Now let’s take a look at bandwidth usage. The bandwidth required for “material color textures” and “material normal maps” is content dependent, but it is also exactly the same between the two techniques so I can conveniently factor it out of my calculations. Looking at the layout described above, bandwidth consumed during the attributes and shading stages is measured per pixel and bandwidth consumed during the deferred stages is measured per lit pixel. Adding everything up except the material color textures and normal maps, we see deferred shading writes 20 bytes per pixel plus an additional 8 bytes per lit pixel and reads 24 bytes per lit pixel. Deferred lighting, however, writes 16 bytes per pixel plus an additional 16 bytes per lit pixel and reads 16 bytes per pixel plus an additional 24 bytes per lit pixel. What this means is that if the average number of lights affecting a pixel is greater than 0.5, deferred lighting consumes more write bandwidth than deferred shading. Furthermore, no matter how many lights affect each pixel, deferred shading consumes 16 fewer bytes of read bandwidth per pixel.

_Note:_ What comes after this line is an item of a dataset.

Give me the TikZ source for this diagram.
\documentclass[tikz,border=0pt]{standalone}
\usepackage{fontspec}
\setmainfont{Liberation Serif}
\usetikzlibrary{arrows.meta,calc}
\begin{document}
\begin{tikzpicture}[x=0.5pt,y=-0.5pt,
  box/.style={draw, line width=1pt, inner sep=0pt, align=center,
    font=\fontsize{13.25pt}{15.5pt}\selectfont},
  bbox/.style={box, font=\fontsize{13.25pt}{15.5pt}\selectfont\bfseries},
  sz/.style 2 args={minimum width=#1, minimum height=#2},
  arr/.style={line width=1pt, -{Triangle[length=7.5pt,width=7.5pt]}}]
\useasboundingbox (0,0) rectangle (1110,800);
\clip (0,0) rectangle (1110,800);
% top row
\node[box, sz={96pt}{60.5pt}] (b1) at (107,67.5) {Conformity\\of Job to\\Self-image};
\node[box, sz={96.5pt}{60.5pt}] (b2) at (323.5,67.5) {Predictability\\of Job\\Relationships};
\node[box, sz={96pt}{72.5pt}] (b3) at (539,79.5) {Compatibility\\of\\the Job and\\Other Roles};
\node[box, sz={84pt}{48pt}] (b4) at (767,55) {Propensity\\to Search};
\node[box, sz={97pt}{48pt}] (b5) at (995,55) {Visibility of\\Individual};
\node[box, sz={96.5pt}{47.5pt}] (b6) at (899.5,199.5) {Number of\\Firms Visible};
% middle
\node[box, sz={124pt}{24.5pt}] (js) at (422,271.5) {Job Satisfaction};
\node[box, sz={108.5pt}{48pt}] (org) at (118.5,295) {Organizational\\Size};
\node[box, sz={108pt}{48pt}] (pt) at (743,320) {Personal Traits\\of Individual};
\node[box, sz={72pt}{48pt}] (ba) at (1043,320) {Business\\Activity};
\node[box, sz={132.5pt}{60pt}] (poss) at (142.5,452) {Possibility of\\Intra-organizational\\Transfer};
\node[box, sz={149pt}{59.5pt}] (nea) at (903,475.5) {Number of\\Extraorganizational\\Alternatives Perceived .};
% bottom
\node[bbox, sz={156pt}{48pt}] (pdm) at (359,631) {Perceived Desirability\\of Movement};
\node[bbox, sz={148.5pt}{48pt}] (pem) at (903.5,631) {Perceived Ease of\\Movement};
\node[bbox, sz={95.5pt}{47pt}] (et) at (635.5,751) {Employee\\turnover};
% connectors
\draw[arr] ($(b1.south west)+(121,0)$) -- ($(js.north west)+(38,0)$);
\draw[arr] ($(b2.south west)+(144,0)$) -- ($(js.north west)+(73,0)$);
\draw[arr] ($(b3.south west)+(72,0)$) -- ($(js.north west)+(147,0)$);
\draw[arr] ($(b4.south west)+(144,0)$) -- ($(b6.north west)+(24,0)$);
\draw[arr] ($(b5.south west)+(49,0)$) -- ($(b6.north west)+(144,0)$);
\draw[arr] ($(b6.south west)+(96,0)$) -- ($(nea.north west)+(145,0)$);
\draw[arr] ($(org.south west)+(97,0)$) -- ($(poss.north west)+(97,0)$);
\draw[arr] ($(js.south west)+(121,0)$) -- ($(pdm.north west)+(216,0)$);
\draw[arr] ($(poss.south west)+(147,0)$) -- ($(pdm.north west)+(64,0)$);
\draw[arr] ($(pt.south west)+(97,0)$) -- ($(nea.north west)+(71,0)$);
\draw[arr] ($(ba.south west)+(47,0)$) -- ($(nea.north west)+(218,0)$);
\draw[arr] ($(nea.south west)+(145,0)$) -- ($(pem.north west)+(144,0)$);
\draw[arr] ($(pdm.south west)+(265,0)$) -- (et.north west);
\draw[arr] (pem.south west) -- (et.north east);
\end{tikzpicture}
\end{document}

The last thing to consider when comparing the two techniques is feature flexibility. So far I’ve looked at how traditional Phong lighting might be implemented using the rival deferred techniques. Proponents of deferred lighting will sometimes argue that handling only the irradiance calculation in screen-space affords more flexibility in the choice of lighting models. Once the diffuse and specular irradiance buffers have been constructed, each material is free to use them however it sees fit. Unfortunately there isn’t as much freedom in that as one would like. Most of the interesting variations in lighting occur in the irradiance calculation, not in the exit radiance calculation. Anisotropic lighting, light transmission, and subsurface scattering all require additional attributes in the G-Buffer. They can’t simply be achieved by custom processing in the shading stage. When you consider the cost of adding additional attributes to each technique, the advantages of deferred shading really come to light. The 8 byte G-Buffer layout for deferred lighting is completely full. There is no room for an ambient occlusion or transmissive term without adding an additional render target at the cost of at least 4 bytes per pixel. The deferred shading layout I’m using for this comparison, however, has unused channels in both the diffuse and specular albedo targets that can be read and written without adding anything to the space and bandwidth calculations above.

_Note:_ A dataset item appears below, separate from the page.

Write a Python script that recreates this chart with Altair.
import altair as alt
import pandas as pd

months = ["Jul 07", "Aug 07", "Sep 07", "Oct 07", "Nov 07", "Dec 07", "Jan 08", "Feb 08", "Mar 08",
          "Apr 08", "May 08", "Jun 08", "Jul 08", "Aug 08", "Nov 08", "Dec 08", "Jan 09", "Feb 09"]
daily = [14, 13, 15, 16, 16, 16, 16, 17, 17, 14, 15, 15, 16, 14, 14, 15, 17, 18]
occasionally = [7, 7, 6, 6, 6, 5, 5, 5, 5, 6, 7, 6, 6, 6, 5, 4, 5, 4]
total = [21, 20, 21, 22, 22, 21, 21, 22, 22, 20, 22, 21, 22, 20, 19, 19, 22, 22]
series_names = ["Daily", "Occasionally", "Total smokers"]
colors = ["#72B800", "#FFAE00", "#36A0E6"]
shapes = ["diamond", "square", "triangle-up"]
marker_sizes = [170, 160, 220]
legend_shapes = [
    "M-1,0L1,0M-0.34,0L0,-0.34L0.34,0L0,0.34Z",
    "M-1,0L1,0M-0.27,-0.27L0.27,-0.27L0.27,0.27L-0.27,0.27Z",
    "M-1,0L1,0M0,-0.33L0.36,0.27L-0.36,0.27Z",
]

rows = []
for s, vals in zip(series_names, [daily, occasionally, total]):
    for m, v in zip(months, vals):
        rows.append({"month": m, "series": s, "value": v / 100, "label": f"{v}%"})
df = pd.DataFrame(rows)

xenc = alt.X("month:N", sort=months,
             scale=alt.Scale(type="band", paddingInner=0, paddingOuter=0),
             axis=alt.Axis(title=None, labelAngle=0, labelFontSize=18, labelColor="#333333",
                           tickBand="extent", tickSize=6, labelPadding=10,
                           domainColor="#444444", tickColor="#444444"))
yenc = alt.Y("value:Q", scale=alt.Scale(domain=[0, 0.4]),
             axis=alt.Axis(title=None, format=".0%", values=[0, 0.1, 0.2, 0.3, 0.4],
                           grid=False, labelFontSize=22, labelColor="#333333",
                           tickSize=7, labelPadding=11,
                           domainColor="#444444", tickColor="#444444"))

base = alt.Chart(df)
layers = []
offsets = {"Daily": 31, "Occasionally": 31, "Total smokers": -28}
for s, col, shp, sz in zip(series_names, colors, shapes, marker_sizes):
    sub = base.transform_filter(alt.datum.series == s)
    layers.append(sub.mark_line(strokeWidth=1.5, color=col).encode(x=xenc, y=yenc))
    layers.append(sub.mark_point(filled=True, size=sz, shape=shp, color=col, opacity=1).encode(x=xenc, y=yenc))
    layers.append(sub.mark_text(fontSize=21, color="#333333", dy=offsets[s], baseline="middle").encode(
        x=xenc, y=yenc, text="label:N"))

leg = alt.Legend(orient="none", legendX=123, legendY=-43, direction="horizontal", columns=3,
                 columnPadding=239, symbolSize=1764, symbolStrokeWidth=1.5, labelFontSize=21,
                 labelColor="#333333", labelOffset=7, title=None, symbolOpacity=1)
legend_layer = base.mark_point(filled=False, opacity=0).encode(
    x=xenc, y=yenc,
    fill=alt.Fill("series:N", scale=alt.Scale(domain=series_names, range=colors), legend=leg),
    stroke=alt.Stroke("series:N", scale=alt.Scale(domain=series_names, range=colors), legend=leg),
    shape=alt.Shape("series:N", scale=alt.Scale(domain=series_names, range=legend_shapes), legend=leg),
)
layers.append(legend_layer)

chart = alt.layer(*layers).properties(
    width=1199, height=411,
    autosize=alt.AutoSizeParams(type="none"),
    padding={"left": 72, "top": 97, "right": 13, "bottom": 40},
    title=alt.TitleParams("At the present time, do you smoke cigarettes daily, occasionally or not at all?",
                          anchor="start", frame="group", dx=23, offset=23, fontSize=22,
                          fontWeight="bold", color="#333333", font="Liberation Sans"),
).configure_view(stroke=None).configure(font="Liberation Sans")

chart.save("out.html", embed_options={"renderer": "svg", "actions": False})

To be fair, there is one important detail I should mention. Most proponents of deferred lighting recognize the excessive cost in generating separate diffuse and specular irradiance buffers and consequently adopt a compromise to the Phong lighting model. They assume that specular irradiance is either monochromatic or a scalar factor of diffuse irradiance, and consequently it can be stored in the alpha channel of the diffuse irradiance target instead of requiring a full target of its own. This configuration dramatically improves the results calculated above. Again in the interests of fairness, when evaluating this form of deferred lighting, a similar compromise should be made for deferred shading. The specular albedo can be considered monochromatic or a scalar factor of diffuse albedo (or both with sufficient packing). With these modifications to both techniques deferred lighting does, indeed, have an advantage. Deferred lighting will now require as little as 16 bytes of memory per pixel on some platforms whereas deferred shading will require 20. Deferred lighting also ends up having equal write bandwidth requirements to deferred shading and lower read bandwidth requirements as long as the average number of lights per pixel is greater than 2.
Nevertheless, the differences are never huge, and ultimately there are a number of subtleties regarding how the bandwidth is distributed across the various stages and whether the stages are typically bandwidth bound that further muddy the waters. The most damning evidence against deferred lighting remains that in a direct comparison across the content of two games and three platforms it only provided at best a few percent GPU performance advantage over deferred shading at the cost of nearly doubling the CPU-side batch count. If further evidence is needed, consider that Killzone 2 experimented with deferred lighting early on in its development and also ultimately settled on a classical deferred shading architecture.
So as I said at the start, YMMV, but I for one don’t expect to be returning to deferred lighting anytime soon.